Citi moved to reign in the lending group Friday by calling arrangers separately to remind them that uniformity is the way to establish a market clearing price, said the first source familiar with the situation. Citi and Deutsche are said to be the only two arrangers not attempting any early selldown, said the same source and the source close to the syndicate.

That strategy seems to have given Credit Suisse pause for thought as the bank has yet to execute commitment documents from the accounts willing to ink large early deals, said the two sources familiar and the second buysider. Credit Suisse has agreed to wait for the lead arranger’s go-ahead on a proper syndication meeting before signing off on certain side deals, said the second source familiar. But as recently as yesterday Credit Suisse and Wachovia were thought to still be trying to move some Clear Channel paper, the source close said.

Proceeds from the issuance of new Clear Channel debt will help finance the broadcast media and advertising group’s USD 26.7bn sale to private equity firms Thomas H Lee Partners and Bain Capital. In addition to the loan, the underwriting banks announced plans to place USD 2.6bn of unsecured bonds.

For now the banks are telling potential buyers that they must place the debt before the week of 17 March - 20 March to unload it within the marketing period defined in Clear Channel’s merger agreement, said the first source and two of the buysiders. The banks offered at least 3x leverage via total return swaps (TRS) to accounts willing to make commitments and Credit Suisse discussed an OID in 90 context, said the first source and one of the buysiders.

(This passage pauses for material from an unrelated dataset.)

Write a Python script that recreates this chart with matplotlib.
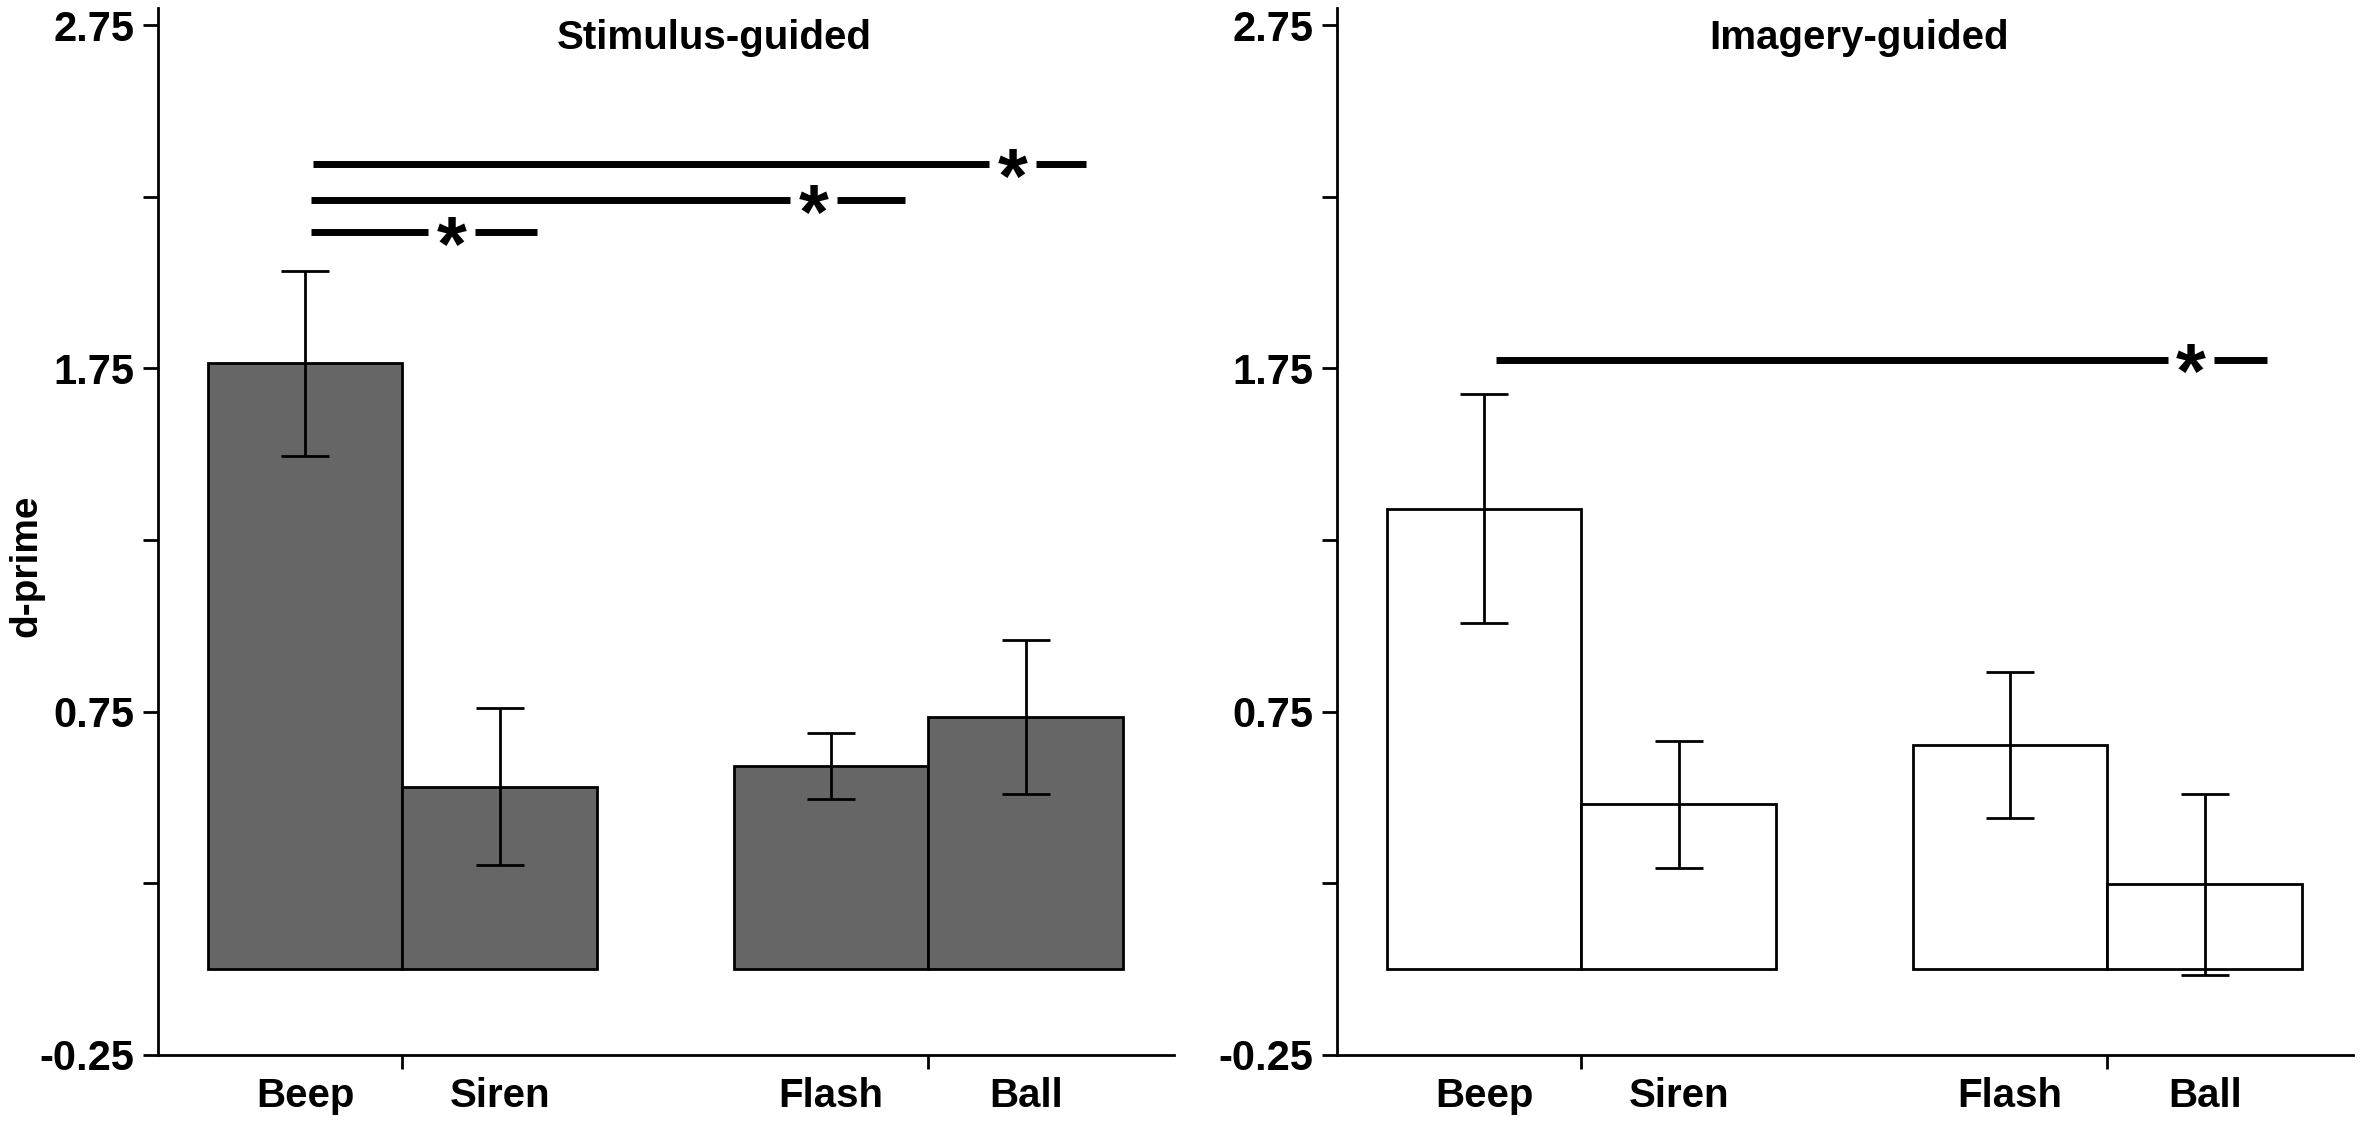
import matplotlib
matplotlib.use('Agg')
import matplotlib.pyplot as plt
from matplotlib.font_manager import FontProperties
from matplotlib.textpath import TextPath

plt.rcParams['font.family'] = ['Liberation Sans', 'DejaVu Sans']
plt.rcParams['font.weight'] = 'bold'
plt.rcParams['axes.unicode_minus'] = False

# data
conditions = ['Beep', 'Siren', 'Flash', 'Ball']
stim_mean = [1.765, 0.532, 0.592, 0.735]
stim_err = [0.270, 0.229, 0.095, 0.225]
imag_mean = [1.341, 0.480, 0.653, 0.247]
imag_err = [0.334, 0.185, 0.213, 0.263]

# significance bars: (y, x_start, x_star, x_end)
stim_sig = [(2.345, 0.04, 3.63, 4.01),
            (2.240, 0.03, 2.61, 3.08),
            (2.147, 0.03, 0.75, 1.19)]
imag_sig = [(1.775, 0.06, 3.63, 4.02)]

yticks = [-0.25, 0.75, 1.75, 2.75]
yticklabels = ['-0.25', '0.75', '1.75', '2.75']
yminor = [0.25, 1.25, 2.25]

# layout
xpos = [0, 1, 2.7, 3.7]
group_ticks = [0.5, 3.2]
XLIM = (-0.755, 4.46)
YLIM = (-0.25, 2.80)
TICK_FS = 30
LBL = 29
STAR_H = 20.5        # glyph height in points
GAP = 0.12


def star(ax, x, y):
    fp = FontProperties(family='Liberation Sans', weight='bold')
    bb = TextPath((0, 0), '*', size=1, prop=fp).get_extents()
    fs = STAR_H / bb.height
    yc = (bb.y0 + bb.y1) / 2 * fs
    ax.annotate('*', xy=(x, y), xytext=(0, -yc), textcoords='offset points',
                ha='center', va='baseline', fontsize=fs, fontweight='bold',
                zorder=5)


def panel(ax, means, errs, color, title, title_x, sigs):
    ax.bar(xpos, means, width=1.0, color=color, edgecolor='black',
           linewidth=2, zorder=2)
    ax.errorbar(xpos, means, yerr=errs, fmt='none', ecolor='black',
                elinewidth=2, capsize=17, capthick=2, zorder=3)
    for y, x0, xs, x1 in sigs:
        ax.plot([x0, xs - GAP], [y, y], color='black', lw=5,
                solid_capstyle='butt', zorder=4)
        ax.plot([xs + GAP, x1], [y, y], color='black', lw=5,
                solid_capstyle='butt', zorder=4)
        star(ax, xs, y)

    ax.set_xlim(*XLIM)
    ax.set_ylim(*YLIM)
    for s in ('top', 'right'):
        ax.spines[s].set_visible(False)
    for s in ('left', 'bottom'):
        ax.spines[s].set_linewidth(2)

    ax.set_yticks(yticks)
    ax.set_yticklabels(yticklabels)
    ax.set_yticks(yminor, minor=True)
    ax.tick_params(axis='y', which='both', length=11, width=2,
                   labelsize=TICK_FS, pad=6)

    ax.set_xticks(group_ticks)
    ax.set_xticklabels([])
    ax.set_xticks(xpos, minor=True)
    ax.set_xticklabels(conditions, minor=True)
    ax.tick_params(axis='x', which='major', length=10, width=2)
    ax.tick_params(axis='x', which='minor', length=0, labelsize=LBL, pad=16)

    ax.text(title_x, 2.713, title, ha='center', va='center', fontsize=LBL,
            fontweight='bold')


fig = plt.figure(figsize=(23.62, 11.27), dpi=100)
ax1 = fig.add_axes([0.0669, 0.0639, 0.4301, 0.9291])
ax2 = fig.add_axes([0.5660, 0.0639, 0.4301, 0.9291])

panel(ax1, stim_mean, stim_err, '#666666', 'Stimulus-guided', 2.10, stim_sig)
panel(ax2, imag_mean, imag_err, 'white', 'Imagery-guided', 1.925, imag_sig)

fig.text(0.011, 0.498, 'd-prime', rotation=90, ha='center', va='center',
         fontsize=28, fontweight='bold')

fig.savefig('out.png', dpi=100)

Credit Suisse hopes to pry cash from loan buyers at the closing, said the source close. But if a cash sale cannot be agreed upon, the bank is offering recourse TRS with non-recourse TRS on the table as a last resort, said the same source. The bank is rumored to have told accounts that it aims to reduce its exposure to hung LBO debt by one third by the end of the month, which may be the reason why they are willing to even offer the risky sweetener of non-recourse TRS, he added.

The OID is one of the few things the rogue arrangers can specify to potential buyers. One of the drawbacks of going it alone is that the seller cannot provide key terms such as interest rate and payment schedule without an agreement by the syndicate. As a result, some investors are seeking upfront commitment fees to compensate them for the risk, said the source close, the first source familiar and the third buysider.

Clear Channel’s merger agreement did fix a Libor+ 325bps interest cap on the loan, which is split between a USD 750m ABL, a USD 2bn revolver, a USD 1.5bn term loan A, a USD 12.65bn term loan B, a USD 2bn term loan C and a USD 625m delayed draw term loan. The banks marketed the debt off USD 2.3bn of EBITDA and USD 22bn of total debt that would leave the company 8.5x levered, as reported.

Early indications are for tranche A to feature an amortization schedule, said the first source familiar and a buysider. Tranche C is being pitched as a seven-year bridge loan to asset sales, said the first source familiar.

The contemplated tranche C is attractive because a steep OID coupled with the likelihood of near-term asset sales could mean a quick return, said the first source familiar. Clear Channel has already agreed to sell 56 television stations to Providence Equity for USD 1.1bn, although that transaction is in legal limbo after arranger Wachovia refused to fund the deal under renegotiated terms.

Representatives from Credit Suisse and Deutsche Bank declined to comment. Calls to Citi, Morgan Stanley, RBS and Wachovia were not returned.